Recently, LinkedIn’s Learning blog reported on their research into the top skills (out of the 50,000 they’ve found to exist!). When I read the post (which was basically advertising for their online learning platform), I couldn’t help but notice that Communication Studies teaches most of the soft skills mentioned and even a few of the hard skills. Creativity, persuasion, collaboration, and adaptability are all taught in multiple classes for the Communication Studies degree. I want to stress the term “taught” in that last sentence, because these skills may be developed indirectly in other majors and experiences, but Communication Studies is one of the few places where you are taught how to effectively work in groups collaboratively (rather than just being assigned to work in a group), where you are taught theories of persuasion (rather than just being told, “sell me on an idea”), where you are taught about fostering creative thinking and encouraged to look at things in new and different ways and where you are taught about audience analysis and adapting to that analysis. The time-management skill was the only one that isn’t directly taught in our classes as part of the curriculum, but I believe that any college experience is teaching students (by try-or-die at times) that skill.

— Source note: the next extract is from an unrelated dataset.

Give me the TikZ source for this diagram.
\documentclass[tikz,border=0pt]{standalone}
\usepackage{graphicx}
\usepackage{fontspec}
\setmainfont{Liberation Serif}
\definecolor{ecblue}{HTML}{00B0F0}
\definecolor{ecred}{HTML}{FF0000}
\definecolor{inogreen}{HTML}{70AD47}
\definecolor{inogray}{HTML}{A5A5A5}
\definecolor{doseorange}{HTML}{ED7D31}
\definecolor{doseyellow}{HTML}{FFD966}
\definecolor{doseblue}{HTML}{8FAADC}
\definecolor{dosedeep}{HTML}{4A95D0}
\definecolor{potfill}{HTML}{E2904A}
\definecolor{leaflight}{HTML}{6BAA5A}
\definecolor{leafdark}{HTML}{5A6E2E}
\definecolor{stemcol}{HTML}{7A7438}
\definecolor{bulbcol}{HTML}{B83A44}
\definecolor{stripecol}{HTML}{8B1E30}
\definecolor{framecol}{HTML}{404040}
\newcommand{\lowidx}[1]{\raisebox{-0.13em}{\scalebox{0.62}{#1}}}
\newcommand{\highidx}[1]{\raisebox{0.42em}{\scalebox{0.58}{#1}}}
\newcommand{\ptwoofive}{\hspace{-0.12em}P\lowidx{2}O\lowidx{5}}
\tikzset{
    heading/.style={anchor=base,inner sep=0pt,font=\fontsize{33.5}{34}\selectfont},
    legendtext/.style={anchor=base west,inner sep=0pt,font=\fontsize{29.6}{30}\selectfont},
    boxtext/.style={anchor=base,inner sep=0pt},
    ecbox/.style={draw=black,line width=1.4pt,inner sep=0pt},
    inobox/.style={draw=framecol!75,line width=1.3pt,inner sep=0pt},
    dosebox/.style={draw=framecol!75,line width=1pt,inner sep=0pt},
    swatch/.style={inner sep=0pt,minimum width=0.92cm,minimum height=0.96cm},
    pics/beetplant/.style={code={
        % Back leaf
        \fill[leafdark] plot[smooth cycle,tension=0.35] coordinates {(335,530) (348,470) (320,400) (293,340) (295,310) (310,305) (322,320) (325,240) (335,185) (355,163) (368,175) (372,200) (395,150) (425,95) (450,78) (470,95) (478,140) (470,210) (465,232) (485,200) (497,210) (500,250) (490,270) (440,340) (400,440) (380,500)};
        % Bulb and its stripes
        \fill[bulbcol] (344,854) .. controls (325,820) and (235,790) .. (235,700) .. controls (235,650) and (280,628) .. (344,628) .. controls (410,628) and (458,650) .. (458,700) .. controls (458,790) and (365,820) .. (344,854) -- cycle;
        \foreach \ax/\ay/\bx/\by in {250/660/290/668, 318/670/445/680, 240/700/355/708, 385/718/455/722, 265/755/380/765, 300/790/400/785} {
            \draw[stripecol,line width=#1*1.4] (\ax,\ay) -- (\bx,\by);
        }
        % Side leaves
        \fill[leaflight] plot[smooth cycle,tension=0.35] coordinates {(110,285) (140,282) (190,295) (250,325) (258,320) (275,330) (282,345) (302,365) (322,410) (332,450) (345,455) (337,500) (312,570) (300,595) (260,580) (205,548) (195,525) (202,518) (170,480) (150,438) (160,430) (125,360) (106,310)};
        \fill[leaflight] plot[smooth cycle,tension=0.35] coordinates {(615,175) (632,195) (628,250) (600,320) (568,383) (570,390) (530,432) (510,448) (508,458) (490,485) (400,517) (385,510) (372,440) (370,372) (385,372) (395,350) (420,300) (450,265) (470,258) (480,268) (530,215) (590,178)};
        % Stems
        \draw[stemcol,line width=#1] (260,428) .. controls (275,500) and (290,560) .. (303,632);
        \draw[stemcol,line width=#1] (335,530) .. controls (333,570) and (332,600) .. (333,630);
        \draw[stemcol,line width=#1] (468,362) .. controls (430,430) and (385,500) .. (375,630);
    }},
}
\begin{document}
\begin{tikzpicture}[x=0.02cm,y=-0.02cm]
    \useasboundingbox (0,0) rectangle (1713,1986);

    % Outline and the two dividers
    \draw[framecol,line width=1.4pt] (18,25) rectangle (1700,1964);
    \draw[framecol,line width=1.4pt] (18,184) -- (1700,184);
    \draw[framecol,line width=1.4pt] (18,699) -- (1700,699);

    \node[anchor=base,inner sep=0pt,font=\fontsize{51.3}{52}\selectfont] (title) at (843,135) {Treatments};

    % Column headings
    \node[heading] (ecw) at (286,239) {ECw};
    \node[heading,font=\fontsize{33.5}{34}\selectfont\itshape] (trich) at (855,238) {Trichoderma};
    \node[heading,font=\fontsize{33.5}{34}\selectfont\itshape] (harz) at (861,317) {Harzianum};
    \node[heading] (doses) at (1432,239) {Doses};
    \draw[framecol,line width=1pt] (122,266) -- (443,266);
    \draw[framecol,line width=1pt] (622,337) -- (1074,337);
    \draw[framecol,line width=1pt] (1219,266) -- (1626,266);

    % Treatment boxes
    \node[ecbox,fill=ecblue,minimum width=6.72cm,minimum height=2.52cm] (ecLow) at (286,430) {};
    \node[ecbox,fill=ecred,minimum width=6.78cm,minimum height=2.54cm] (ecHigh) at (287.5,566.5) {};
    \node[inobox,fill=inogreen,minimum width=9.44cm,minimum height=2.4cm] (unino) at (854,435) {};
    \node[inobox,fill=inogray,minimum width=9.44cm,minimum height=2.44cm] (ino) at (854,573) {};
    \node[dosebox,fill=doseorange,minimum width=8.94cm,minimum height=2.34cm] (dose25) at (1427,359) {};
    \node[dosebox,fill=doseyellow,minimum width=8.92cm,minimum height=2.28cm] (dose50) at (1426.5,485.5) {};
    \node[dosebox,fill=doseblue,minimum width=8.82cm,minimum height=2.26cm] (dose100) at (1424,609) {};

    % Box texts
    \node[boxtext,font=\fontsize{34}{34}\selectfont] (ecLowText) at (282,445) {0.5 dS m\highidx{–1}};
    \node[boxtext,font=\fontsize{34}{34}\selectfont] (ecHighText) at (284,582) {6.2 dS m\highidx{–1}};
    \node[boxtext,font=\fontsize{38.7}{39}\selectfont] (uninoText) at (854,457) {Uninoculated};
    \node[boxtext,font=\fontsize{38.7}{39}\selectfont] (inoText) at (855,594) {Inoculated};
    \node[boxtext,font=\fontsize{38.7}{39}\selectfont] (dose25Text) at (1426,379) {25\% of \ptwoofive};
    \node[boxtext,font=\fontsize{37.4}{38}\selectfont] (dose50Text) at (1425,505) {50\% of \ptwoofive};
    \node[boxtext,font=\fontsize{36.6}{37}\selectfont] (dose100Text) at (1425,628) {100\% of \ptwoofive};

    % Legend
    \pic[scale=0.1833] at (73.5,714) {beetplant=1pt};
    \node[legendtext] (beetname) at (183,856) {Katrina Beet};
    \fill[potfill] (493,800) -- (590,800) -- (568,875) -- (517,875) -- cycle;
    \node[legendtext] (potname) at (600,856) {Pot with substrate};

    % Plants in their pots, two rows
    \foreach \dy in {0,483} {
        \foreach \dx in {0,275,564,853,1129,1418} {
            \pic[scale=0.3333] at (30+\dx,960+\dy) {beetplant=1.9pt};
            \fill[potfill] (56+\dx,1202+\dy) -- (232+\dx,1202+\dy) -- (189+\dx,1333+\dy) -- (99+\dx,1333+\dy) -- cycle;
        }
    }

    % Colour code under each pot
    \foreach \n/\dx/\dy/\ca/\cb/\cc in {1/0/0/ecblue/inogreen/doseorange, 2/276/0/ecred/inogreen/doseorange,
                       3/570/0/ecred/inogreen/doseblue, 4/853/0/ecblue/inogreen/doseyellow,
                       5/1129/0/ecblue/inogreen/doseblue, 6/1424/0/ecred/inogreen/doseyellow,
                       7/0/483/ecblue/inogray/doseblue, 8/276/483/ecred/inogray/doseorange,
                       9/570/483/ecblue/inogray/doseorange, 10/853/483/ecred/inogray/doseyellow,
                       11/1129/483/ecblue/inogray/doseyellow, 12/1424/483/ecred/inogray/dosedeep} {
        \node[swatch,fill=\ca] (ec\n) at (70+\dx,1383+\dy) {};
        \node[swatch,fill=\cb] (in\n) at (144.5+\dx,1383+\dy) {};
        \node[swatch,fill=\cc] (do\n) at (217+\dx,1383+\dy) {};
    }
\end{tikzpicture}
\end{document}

I have heard a number of people saying “sure companies want soft skills, but they want them in combination with hard skills not without them,” when discussing skills or majors. This may be true in some high tech professions such as engineering, IT, etc., but I think there is still a call for all of those professionals to have the skills to communicate well. So, why don’t we spend more time “teaching” these skills to students, from K-12 through college? I believe that part of it stems from that assumption that because we are always communicating, we don’t need to actually teach people how to communicate. But, I believe our current society is an example of what happens when we spend too much time teaching people “hard” skills without correlating it with instruction on how to get along with others, be supportive, deal with conflict, and persuade instead of coercing. “Might makes right” or “lie as long as you don’t get caught” have too long been an acceptable means of getting others to do what you want/need them to do. But, without instruction as to what the ethical and healthy alternatives are, people model what they see work for others.
So, I’m glad that LinkedIn has recognized the need for these skills, but I would ask why we need to be paying high dollar amounts to enroll in online learning platforms to teach us skills that should be included in every curriculum across America, K-12 and beyond? Is anyone asking that question? We used to have an Oral Communication standard in K-12, but it was done away with as budgets became tight and the focus was put squarely on test performance (we don’t have verbal testing). We have an incredibly minimal general education requirement for Oral Communication at the college level. Most take one class and that is it. And often-times, the one major that has a focus on communication, Communication Studies, is chided as the “easy major” or the major for extroverts only. Until we begin to recognize that one single class in our 16-year educational experience is not enough to teach people the skills they need to succeed, we will continue to be asked or forced to pay for these supplemental trainings after college graduation.